— STORED DATA —
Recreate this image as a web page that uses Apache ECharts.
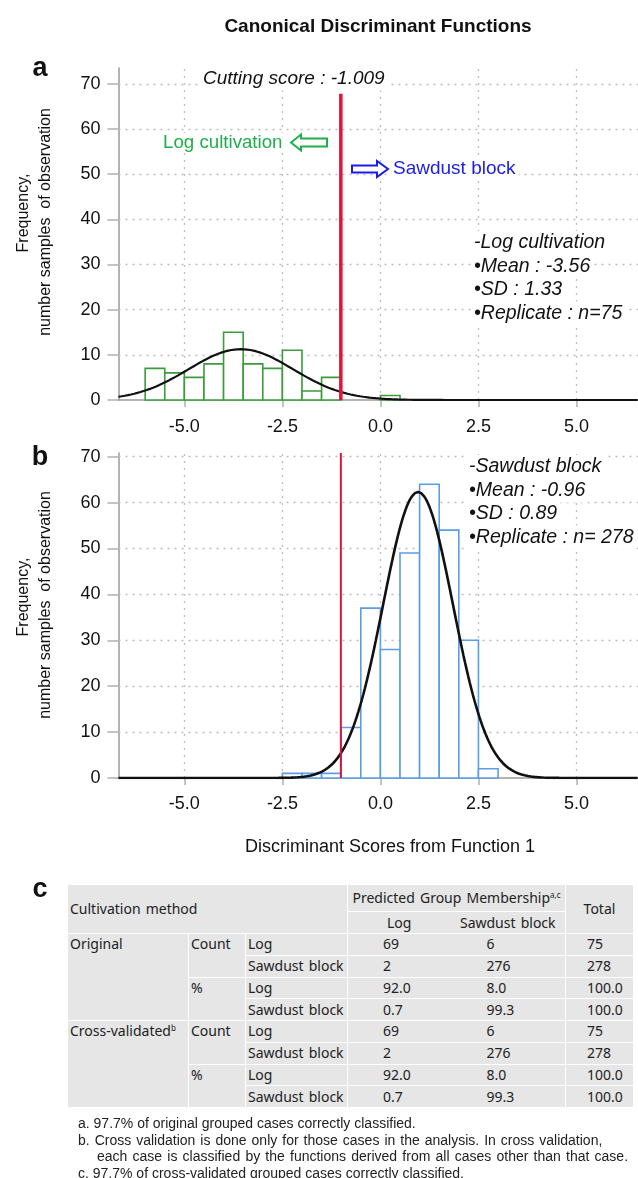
<!DOCTYPE html>
<html><head><meta charset="utf-8">
<script src="https://cdn.jsdelivr.net/npm/echarts@6/dist/echarts.min.js"></script>
<style>
html,body{margin:0;padding:0;background:#fff;width:638px;height:1178px;overflow:hidden;}
#chart{position:absolute;left:0;top:0;width:638px;height:1178px;}
#tbl{position:absolute;left:67px;top:884px;border-collapse:collapse;background:#e6e6e6;font-family:"Noto Sans",sans-serif;font-size:14px;word-spacing:1.5px;color:#222;table-layout:fixed;}
#tbl td{border:1.5px solid #fff;padding:0 0 0 2px;white-space:nowrap;vertical-align:middle;line-height:16px;overflow:visible;}
#tbl td.c5{border-left-style:hidden;}
#tbl td.ctr{text-align:center;padding:0;}
#tbl td.top{vertical-align:top;padding-top:2px;}
#tbl sup{font-size:8px;vertical-align:top;position:relative;top:-3px;word-spacing:0;}
#notes{position:absolute;left:78px;top:1115px;font-family:"Liberation Sans",Arial,sans-serif;font-size:14px;color:#222;line-height:16.7px;}
#notes div{white-space:nowrap;}
#notes div.ind{padding-left:19px;}
</style></head><body>
<div id="chart"></div>
<table id="tbl"></table>
<div id="notes"></div>
<script>
// ---- data ----
const xTicks = [-5.0, -2.5, 0.0, 2.5, 5.0];
const yTicks = [0, 10, 20, 30, 40, 50, 60, 70];
const binWidth = 0.5;
const logBinStart = [-6.0, -5.5, -5.0, -4.5, -4.0, -3.5, -3.0, -2.5, -2.0, -1.5, 0.0];
const logCounts   = [7, 6, 5, 8, 15, 8, 7, 11, 2, 5, 1];
const sawBinStart = [-2.5, -2.0, -1.5, -1.0, -0.5, 0.0, 0.5, 1.0, 1.5, 2.0, 2.5];
const sawCounts   = [1, 1, 1, 11, 37, 28, 49, 64, 54, 30, 2];
// fitted normal curves: [centre, SD, n]
const logFit = [-3.56, 1.33, 75];
const sawFit = [0.96, 0.89, 278];
const cutScore = -1.009;
const cutLineTop = [67.8, 70.8];
const statsLog = ['-Log cultivation', '\u2022Mean : -3.56', '\u2022SD : 1.33', '\u2022Replicate : n=75'];
const statsSaw = ['-Sawdust block', '\u2022Mean : -0.96', '\u2022SD : 0.89', '\u2022Replicate : n= 278'];
// table
const groupNames = ['Original', 'Cross-validated'];
const groupSup = ['', 'b'];
const kindNames = ['Count', '%'];
const rowNames = ['Log', 'Sawdust block'];
const predLog = ['69', '2', '92.0', '0.7', '69', '2', '92.0', '0.7'];
const predSaw = ['6', '276', '8.0', '99.3', '6', '276', '8.0', '99.3'];
const totals  = ['75', '278', '100.0', '100.0', '75', '278', '100.0', '100.0'];
const footnotes = [
  'a. 97.7% of original grouped cases correctly classified.',
  'b. Cross validation is done only for those cases in the analysis. In cross validation,',
  'each case is classified by the functions derived from all cases other than that case.',
  'c. 97.7% of cross-validated grouped cases correctly classified.'
];

// ---- layout ----
const xMin = -6.68, xMax = 6.57;
const yMax = [73.5, 70.8];
const FONT = '"Liberation Sans", Arial, sans-serif';

function curve(fit) {
  const pts = [];
  const k = fit[2] * binWidth / (fit[1] * Math.sqrt(2 * Math.PI));
  for (let x = xMin; x <= xMax + 1e-9; x += 0.04) {
    pts.push([x, k * Math.exp(-Math.pow(x - fit[0], 2) / (2 * fit[1] * fit[1]))]);
  }
  return pts;
}

function bars(starts, counts, color, idx) {
  return {
    type: 'custom', xAxisIndex: idx, yAxisIndex: idx, z: 2,
    data: starts.map((s, i) => [s, counts[i]]),
    renderItem: function (params, api) {
      const x0 = api.value(0), h = api.value(1);
      const p0 = api.coord([x0, h]);
      const p1 = api.coord([x0 + binWidth, 0]);
      return {
        type: 'rect',
        shape: { x: p0[0], y: p0[1], width: p1[0] - p0[0], height: p1[1] - p0[1] },
        style: { fill: '#fff', stroke: color, lineWidth: 1.6 }
      };
    }
  };
}

function gridLines(idx) {
  const segs = xTicks.map(v => ({ coords: [[v, 0], [v, yMax[idx]]] }))
    .concat(yTicks.filter(v => v > 0).map(v => ({ coords: [[xMin, v], [xMax, v]] })));
  return {
    type: 'lines', coordinateSystem: 'cartesian2d', xAxisIndex: idx, yAxisIndex: idx, z: 1, silent: true,
    polyline: false, data: segs,
    lineStyle: { color: '#bdbdbd', type: [2, 5], width: 1.3, opacity: 1 }
  };
}

function xAx(idx) {
  return {
    gridIndex: idx, type: 'value', min: xMin, max: xMax,
    axisLine: { show: true, onZero: false, lineStyle: { color: '#9a9a9a', width: 1.5 } },
    axisTick: { show: true, customValues: xTicks, length: 7, lineStyle: { color: '#b0b0b0', width: 1.5 } },
    axisLabel: { customValues: xTicks, formatter: v => v.toFixed(1), fontSize: 18, color: '#111', fontFamily: FONT, margin: idx === 0 ? 18 : 17 },
    splitLine: { show: false }
  };
}
function yAx(idx) {
  return {
    gridIndex: idx, type: 'value', min: 0, max: yMax[idx],
    axisLine: { show: true, onZero: false, lineStyle: { color: '#9a9a9a', width: 1.5 } },
    axisTick: { show: true, customValues: yTicks, length: 11, lineStyle: { color: '#b0b0b0', width: 1.5 } },
    axisLabel: { customValues: yTicks, fontSize: 18, color: '#111', fontFamily: FONT, margin: 18 },
    splitLine: { show: false }
  };
}

function txt(x, y, text, opts) {
  return { type: 'text', x: x, y: y, z: 10, style: Object.assign({ text: text, fontFamily: FONT, fontSize: 18, fill: '#111', align: 'left', verticalAlign: 'middle' }, opts || {}) };
}
function wtxt(x, y, text, opts) {
  // text on a white box (hides the grid behind it); x is where the glyphs start
  return txt(x - 3, y, text, Object.assign({ backgroundColor: '#fff', padding: [2, 3, 2, 3] }, opts || {}));
}

const graphics = [
  txt(378, 27, 'Canonical Discriminant Functions', { fontSize: 19, fontWeight: 'bold', align: 'center' }),
  txt(40, 69, 'a', { fontSize: 27, fontWeight: 'bold', align: 'center' }),
  txt(40, 458, 'b', { fontSize: 27, fontWeight: 'bold', align: 'center' }),
  txt(40, 890, 'c', { fontSize: 27, fontWeight: 'bold', align: 'center' }),
  wtxt(203, 79, 'Cutting score : -1.009', { fontSize: 19, fontStyle: 'italic' }),
  txt(285.5, 142.5, 'Log cultivation', { fontSize: 18.7, fill: '#1fae4a', align: 'right', backgroundColor: '#fff', padding: [0, 3, 0, 3] }),
  wtxt(393, 169, 'Sawdust block', { fontSize: 19, fill: '#1c1ce8' }),
  { type: 'polygon', z: 10, shape: { points: [[291, 142.5], [301, 134.5], [301, 138.5], [327, 138.5], [327, 146.5], [301, 146.5], [301, 150.5]] }, style: { fill: '#fff', stroke: '#1fae4a', lineWidth: 2 } },
  { type: 'polygon', z: 10, shape: { points: [[352, 165.5], [377, 165.5], [377, 161], [388, 169], [377, 177], [377, 172.5], [352, 172.5]] }, style: { fill: '#fff', stroke: '#1c1ce8', lineWidth: 2 } },
  { type: 'text', x: 23.5, y: 213, rotation: Math.PI / 2, style: { text: 'Frequency,', fontFamily: FONT, fontSize: 16, fill: '#111', align: 'center', verticalAlign: 'middle' } },
  { type: 'text', x: 46, y: 222, rotation: Math.PI / 2, style: { text: 'number samples  of observation', fontFamily: FONT, fontSize: 16, fill: '#111', align: 'center', verticalAlign: 'middle' } },
  { type: 'text', x: 23.5, y: 597, rotation: Math.PI / 2, style: { text: 'Frequency,', fontFamily: FONT, fontSize: 16, fill: '#111', align: 'center', verticalAlign: 'middle' } },
  { type: 'text', x: 46, y: 605, rotation: Math.PI / 2, style: { text: 'number samples  of observation', fontFamily: FONT, fontSize: 16, fill: '#111', align: 'center', verticalAlign: 'middle' } },
  txt(390, 847, 'Discriminant Scores from Function 1', { fontSize: 18, align: 'center' })
];
statsLog.forEach((s, i) => graphics.push(wtxt(474, 243 + i * 23.5, s, { fontSize: 19.5, fontStyle: 'italic' })));
statsSaw.forEach((s, i) => graphics.push(wtxt(469, 467 + i * 23.5, s, { fontSize: 19.5, fontStyle: 'italic' })));

const option = {
  animation: false,
  backgroundColor: '#fff',
  grid: [
    { left: 118.5, top: 68, width: 519.5, height: 332 },
    { left: 118.5, top: 453, width: 519.5, height: 325 }
  ],
  xAxis: [xAx(0), xAx(1)],
  yAxis: [yAx(0), yAx(1)],
  graphic: graphics,
  series: [
    gridLines(0), gridLines(1),
    bars(logBinStart, logCounts, '#3c9c3c', 0),
    bars(sawBinStart, sawCounts, '#5c9ce8', 1),
    { type: 'line', xAxisIndex: 0, yAxisIndex: 0, z: 3, showSymbol: false, data: curve(logFit), lineStyle: { color: '#111', width: 2.2 } },
    { type: 'line', xAxisIndex: 1, yAxisIndex: 1, z: 3, showSymbol: false, data: curve(sawFit), lineStyle: { color: '#111', width: 2.6 } },
    { type: 'line', xAxisIndex: 0, yAxisIndex: 0, z: 4, showSymbol: false, data: [[cutScore, 0], [cutScore, cutLineTop[0]]], lineStyle: { color: '#e0123e', width: 3.5 } },
    { type: 'line', xAxisIndex: 1, yAxisIndex: 1, z: 4, showSymbol: false, data: [[cutScore, 0], [cutScore, cutLineTop[1]]], lineStyle: { color: '#e0123e', width: 2 } }
  ]
};
echarts.init(document.getElementById('chart'), null, { renderer: 'canvas' }).setOption(option);

// ---- table ----
const colW = [121, 57, 102, 103, 115, 68];
let h = '<colgroup>' + colW.map(w => '<col style="width:' + w + 'px">').join('') + '</colgroup>';
h += '<tr style="height:27px"><td colspan="3" rowspan="2">Cultivation method</td><td colspan="2" class="ctr">Predicted Group Membership<sup>a,c</sup></td><td rowspan="2" class="ctr">Total</td></tr>';
h += '<tr style="height:22px"><td class="ctr">' + rowNames[0] + '</td><td class="ctr c5">' + rowNames[1] + '</td></tr>';
for (let r = 0; r < 8; r++) {
  const g = Math.floor(r / 4), k = Math.floor(r / 2) % 2, n = r % 2;
  h += '<tr style="height:21.75px">';
  if (r % 4 === 0) h += '<td rowspan="4" class="top">' + groupNames[g] + (groupSup[g] ? '<sup>' + groupSup[g] + '</sup>' : '') + '</td>';
  if (r % 2 === 0) h += '<td rowspan="2" class="top">' + kindNames[k] + '</td>';
  h += '<td>' + rowNames[n] + '</td>';
  h += '<td style="padding-left:35px">' + predLog[r] + '</td>';
  h += '<td class="c5" style="padding-left:36px">' + predSaw[r] + '</td>';
  h += '<td style="padding-left:21px">' + totals[r] + '</td></tr>';
}
document.getElementById('tbl').innerHTML = h;
const noteSpacing = ['0px', '1.1px', '1.3px', '0px'];
document.getElementById('notes').innerHTML = footnotes.map((t, i) => '<div' + (i === 2 ? ' class="ind"' : '') + ' style="word-spacing:' + noteSpacing[i] + '">' + t + '</div>').join('');
</script>
</body></html>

— PROBLEM DETAILS —
Reproduce every line of the listing above in which the string "that" appears.

— SOLUTION TO THIS PROBLEM —
Recreate this image as a web page that uses Apache ECharts.
  'each case is classified by the functions derived from all cases other than that case.',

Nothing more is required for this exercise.